● **Exercise description**
Word for word, transcribe the lines below and drop the pictures.

● **Source excerpt**
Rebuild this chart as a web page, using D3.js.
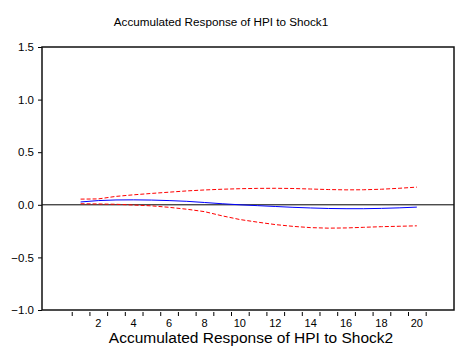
<!DOCTYPE html>
<html>
<head>
<meta charset="utf-8">
<script src="https://cdn.jsdelivr.net/npm/d3@7"></script>
<style>
  body { margin: 0; background: #fff; }
  text { font-family: "Liberation Sans", Arial, sans-serif; fill: #000; }
</style>
</head>
<body>
<div id="wrapper"></div>
<script>
const periods = d3.range(1, 21)
const response = [0.027, 0.040, 0.046, 0.047, 0.045, 0.040, 0.033, 0.022, 0.010, 0.000,
                  -0.008, -0.016, -0.024, -0.030, -0.035, -0.037, -0.037, -0.034, -0.029, -0.022]
const upperBand = [0.054, 0.056, 0.080, 0.095, 0.108, 0.120, 0.132, 0.141, 0.148, 0.153,
                   0.156, 0.157, 0.155, 0.150, 0.145, 0.142, 0.143, 0.148, 0.157, 0.168]
const lowerBand = [0.010, 0.008, 0.005, -0.002, -0.010, -0.024, -0.042, -0.065, -0.105, -0.140,
                   -0.165, -0.188, -0.205, -0.217, -0.222, -0.220, -0.214, -0.208, -0.204, -0.200]
const yTicks = [-1.0, -0.5, 0.0, 0.5, 1.0, 1.5]
const xLabels = [2, 4, 6, 8, 10, 12, 14, 16, 18, 20]
const titleTop = "Accumulated Response of HPI to Shock1"
const titleBottom = "Accumulated Response of HPI to Shock2"

const dimensions = {
    width: 464,
    height: 346,
    margin: { top: 47, right: 10, bottom: 36, left: 42 }
}
dimensions.boundedWidth = dimensions.width - dimensions.margin.left - dimensions.margin.right
dimensions.boundedHeight = dimensions.height - dimensions.margin.top - dimensions.margin.bottom

const svg = d3.select("#wrapper")
    .append("svg")
    .attr("width", dimensions.width)
    .attr("height", dimensions.height)

const bounds = svg.append("g")
    .attr("transform", `translate(${dimensions.margin.left},${dimensions.margin.top})`)

const xScale = d3.scaleLinear()
    .domain([-1.18, 22.1])
    .range([0, dimensions.boundedWidth])

const yScale = d3.scaleLinear()
    .domain([-1.0, 1.5])
    .range([dimensions.boundedHeight, 0])

// y axis
const yAxis = d3.axisLeft(yScale)
    .tickValues(yTicks)
    .tickFormat(d3.format(".1f"))
    .tickSize(4)
    .tickPadding(4)

const yAxisEl = bounds.append("g").call(yAxis)
yAxisEl.select(".domain").remove()
yAxisEl.selectAll("line").attr("stroke", "#000")
yAxisEl.selectAll("text")
    .style("font-size", "11.5px")
    .style("font-family", "'Liberation Sans', Arial, sans-serif")
    .attr("fill", "#000")

// x axis: ticks at period boundaries, labels at even periods
const xAxisEl = bounds.append("g")
    .attr("transform", `translate(0,${dimensions.boundedHeight + 2})`)
xAxisEl.call(d3.axisBottom(xScale)
    .tickValues(d3.range(0.5, 21, 1))
    .tickSize(4)
    .tickFormat(""))
xAxisEl.select(".domain").remove()
xAxisEl.selectAll("line").attr("stroke", "#000")

bounds.append("g")
    .selectAll("text")
    .data(xLabels)
    .join("text")
    .attr("x", d => xScale(d))
    .attr("y", dimensions.boundedHeight + 16.5)
    .attr("text-anchor", "middle")
    .style("font-size", "11px")
    .text(d => d)

// zero line
bounds.append("line")
    .attr("x1", 0)
    .attr("x2", dimensions.boundedWidth)
    .attr("y1", yScale(0))
    .attr("y2", yScale(0))
    .attr("stroke", "#000")
    .attr("stroke-width", 1)

// lines
const lineGen = values => d3.line()
    .x((d, i) => xScale(periods[i]))
    .y(d => yScale(d))(values)

bounds.append("path")
    .attr("d", lineGen(upperBand))
    .attr("fill", "none")
    .attr("stroke", "#ff0000")
    .attr("stroke-width", 1)
    .attr("stroke-dasharray", "4,2")

bounds.append("path")
    .attr("d", lineGen(lowerBand))
    .attr("fill", "none")
    .attr("stroke", "#ff0000")
    .attr("stroke-width", 1)
    .attr("stroke-dasharray", "4,2")

bounds.append("path")
    .attr("d", lineGen(response))
    .attr("fill", "none")
    .attr("stroke", "#0000ff")
    .attr("stroke-width", 1)

// frame
bounds.append("rect")
    .attr("x", 0)
    .attr("y", 0)
    .attr("width", dimensions.boundedWidth)
    .attr("height", dimensions.boundedHeight)
    .attr("fill", "none")
    .attr("stroke", "#111")
    .attr("stroke-width", 1.5)

// titles
svg.append("text")
    .attr("x", 221)
    .attr("y", 25.5)
    .attr("text-anchor", "middle")
    .style("font-size", "11.7px")
    .text(titleTop)

svg.append("text")
    .attr("x", 251)
    .attr("y", 343)
    .attr("text-anchor", "middle")
    .style("font-size", "15.5px")
    .text(titleBottom)
</script>
</body>
</html>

● **Complete response**
Rebuild this chart as a web page, using D3.js.
<!DOCTYPE html>
<html>
<head>
<meta charset="utf-8">
<script src="https://cdn.jsdelivr.net/npm/d3@7"></script>
<style>
  body { margin: 0; background: #fff; }
  text { font-family: "Liberation Sans", Arial, sans-serif; fill: #000; }
</style>
</head>
<body>
<div id="wrapper"></div>
<script>
const periods = d3.range(1, 21)
const response = [0.027, 0.040, 0.046, 0.047, 0.045, 0.040, 0.033, 0.022, 0.010, 0.000,
                  -0.008, -0.016, -0.024, -0.030, -0.035, -0.037, -0.037, -0.034, -0.029, -0.022]
const upperBand = [0.054, 0.056, 0.080, 0.095, 0.108, 0.120, 0.132, 0.141, 0.148, 0.153,
                   0.156, 0.157, 0.155, 0.150, 0.145, 0.142, 0.143, 0.148, 0.157, 0.168]
const lowerBand = [0.010, 0.008, 0.005, -0.002, -0.010, -0.024, -0.042, -0.065, -0.105, -0.140,
                   -0.165, -0.188, -0.205, -0.217, -0.222, -0.220, -0.214, -0.208, -0.204, -0.200]
const yTicks = [-1.0, -0.5, 0.0, 0.5, 1.0, 1.5]
const xLabels = [2, 4, 6, 8, 10, 12, 14, 16, 18, 20]
const titleTop = "Accumulated Response of HPI to Shock1"
const titleBottom = "Accumulated Response of HPI to Shock2"

const dimensions = {
    width: 464,
    height: 346,
    margin: { top: 47, right: 10, bottom: 36, left: 42 }
}
dimensions.boundedWidth = dimensions.width - dimensions.margin.left - dimensions.margin.right
dimensions.boundedHeight = dimensions.height - dimensions.margin.top - dimensions.margin.bottom

const svg = d3.select("#wrapper")
    .append("svg")
    .attr("width", dimensions.width)
    .attr("height", dimensions.height)

const bounds = svg.append("g")
    .attr("transform", `translate(${dimensions.margin.left},${dimensions.margin.top})`)

const xScale = d3.scaleLinear()
    .domain([-1.18, 22.1])
    .range([0, dimensions.boundedWidth])

const yScale = d3.scaleLinear()
    .domain([-1.0, 1.5])
    .range([dimensions.boundedHeight, 0])

// y axis
const yAxis = d3.axisLeft(yScale)
    .tickValues(yTicks)
    .tickFormat(d3.format(".1f"))
    .tickSize(4)
    .tickPadding(4)

const yAxisEl = bounds.append("g").call(yAxis)
yAxisEl.select(".domain").remove()
yAxisEl.selectAll("line").attr("stroke", "#000")
yAxisEl.selectAll("text")
    .style("font-size", "11.5px")
    .style("font-family", "'Liberation Sans', Arial, sans-serif")
    .attr("fill", "#000")

// x axis: ticks at period boundaries, labels at even periods
const xAxisEl = bounds.append("g")
    .attr("transform", `translate(0,${dimensions.boundedHeight + 2})`)
xAxisEl.call(d3.axisBottom(xScale)
    .tickValues(d3.range(0.5, 21, 1))
    .tickSize(4)
    .tickFormat(""))
xAxisEl.select(".domain").remove()
xAxisEl.selectAll("line").attr("stroke", "#000")

bounds.append("g")
    .selectAll("text")
    .data(xLabels)
    .join("text")
    .attr("x", d => xScale(d))
    .attr("y", dimensions.boundedHeight + 16.5)
    .attr("text-anchor", "middle")
    .style("font-size", "11px")
    .text(d => d)

// zero line
bounds.append("line")
    .attr("x1", 0)
    .attr("x2", dimensions.boundedWidth)
    .attr("y1", yScale(0))
    .attr("y2", yScale(0))
    .attr("stroke", "#000")
    .attr("stroke-width", 1)

// lines
const lineGen = values => d3.line()
    .x((d, i) => xScale(periods[i]))
    .y(d => yScale(d))(values)

bounds.append("path")
    .attr("d", lineGen(upperBand))
    .attr("fill", "none")
    .attr("stroke", "#ff0000")
    .attr("stroke-width", 1)
    .attr("stroke-dasharray", "4,2")

bounds.append("path")
    .attr("d", lineGen(lowerBand))
    .attr("fill", "none")
    .attr("stroke", "#ff0000")
    .attr("stroke-width", 1)
    .attr("stroke-dasharray", "4,2")

bounds.append("path")
    .attr("d", lineGen(response))
    .attr("fill", "none")
    .attr("stroke", "#0000ff")
    .attr("stroke-width", 1)

// frame
bounds.append("rect")
    .attr("x", 0)
    .attr("y", 0)
    .attr("width", dimensions.boundedWidth)
    .attr("height", dimensions.boundedHeight)
    .attr("fill", "none")
    .attr("stroke", "#111")
    .attr("stroke-width", 1.5)

// titles
svg.append("text")
    .attr("x", 221)
    .attr("y", 25.5)
    .attr("text-anchor", "middle")
    .style("font-size", "11.7px")
    .text(titleTop)

svg.append("text")
    .attr("x", 251)
    .attr("y", 343)
    .attr("text-anchor", "middle")
    .style("font-size", "15.5px")
    .text(titleBottom)
</script>
</body>
</html>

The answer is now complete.